There’s a lot of things I’d like to say to you as a reader to set you up for what to expect from Doctor Strange in the Multiverse of Madness, like a brief summary of its plot or a quick rundown of the previous films that connect with this one; however, it has reached the point in the Marvel Cinematic Universe where such rundowns are pointless – this universe is so wide and expansive that you simply can’t watch this film without seeing well over 30+ pieces of MCU content out there. All I can do is examine where this film stands within the Marvel catalog; whether it fits correctly and whether it expands upon its characters and world in the right ways. Or perhaps more importantly, is Marvel providing audiences with something engaging enough to tickle their brains and let loose the serotonin?
With that said, Doctor Strange in the Multiverse of Madness has a lot to live up to, especially given the fact that it is following up from the roaring success that was Spider-Man: No Way Home – a film that similarly dealt with multiverse shenanigans in its storyline much like this. The largest and perhaps most daunting expectation that Multiverse of Madness has lies in the word madness; a term boldly touted in gothic font in the film’s title. And so, the question upon my lips before seeing this film naturally was “will this live up to its name?“.
Well, Marvel Studios approach to success was to employ the help of renowned director Sam Raimi to confront this audacious task; a creative with extensive experience within the superhero genre and even more within horror. Seems like a recipe for success, right? Well, if we’ve learnt anything from last year’s blunder, Eternals (2021), it’s that success is never guaranteed, despite how renowned the director may be. So, with all this cheap anticipation out the way, did this film succeed? Did it live up to its name? For me, yes – but not in the ways I expected.
The one thing to understand about this film is that yes, it is structurally flawed. One could describe it as “all gas and no brakes“, with no chill regarding its pacing. This film hastily throws you into the action without much of a safety net or any pleasantries to get you reacquainted with established characters or even new ones. There are arguments to be made that this film falters in its character development and justifications for their motivations – the rushed pace does not help. As such, these flaws may result in an exhausting experience for those who are seeking Marvel’s tried and true structure. With that said, for every inconsistency and structural crack in this film – there’s a Sam Raimi moment to help mend it.
Like James Gunn is to Guardians of the Galaxy or Taika Waititi is to his Thor films; there’s a clear and distinct Sam Raimi style injected in here that feels wholly him.
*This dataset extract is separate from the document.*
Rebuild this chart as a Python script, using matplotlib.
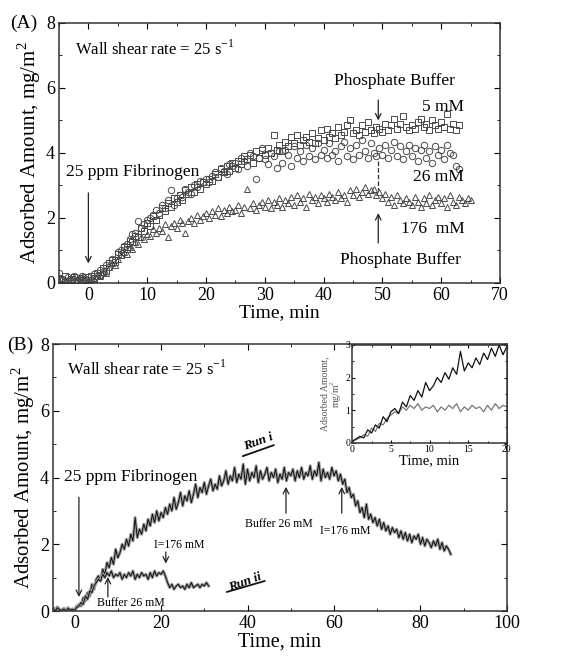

Though, ironically, almost none of it stems from his Spider-Man films, but rather, his horror. Undoubtedly his Evil Dead films play a momentous stylistic role in Multiverse of Madness, with brief yet frequent moments that feel uniquely their own thing when seen within an MCU format. In fact, these scenes felt so deeply removed from the MCU’s philosophy on how to shoot a scene that I found myself shocked in the same way I did at the first episode of WandaVision. This is ultimately one of the largest tonal departures an MCU property has done yet – it was certainly the most violent, spooky, and cinematically personable Marvel Studios film I’ve ever seen.
So for those who seek coherency within the MCU, you may come out feeling short changed, as this is a fairly incoherent story that feels unmistakably rushed; almost as though a whole 25 minutes were cut out *wink wink*. However, those who simply seek raw Raimi-isms shall not be disappointed, as this is the closest you’ll ever get to seeing Evil Dead made by Disney. If there’s anything I would guess with some degree of confidence, it’s that Sam Raimi has pushed Marvel Studios as far as they’ll allow him to go without forcing this film into the horror genre or being slapped with an R-rating. Raimi’s voice is screaming to be heard in this film and I loved every minute that contained those moments. Will it jive with everyone? No. Does the story structure make a whole lot of sense? No. But I for one was enamoured by the visual, stylistic, and tonal decisions made by Raimi – these were enough to convince me this film lived up to its name.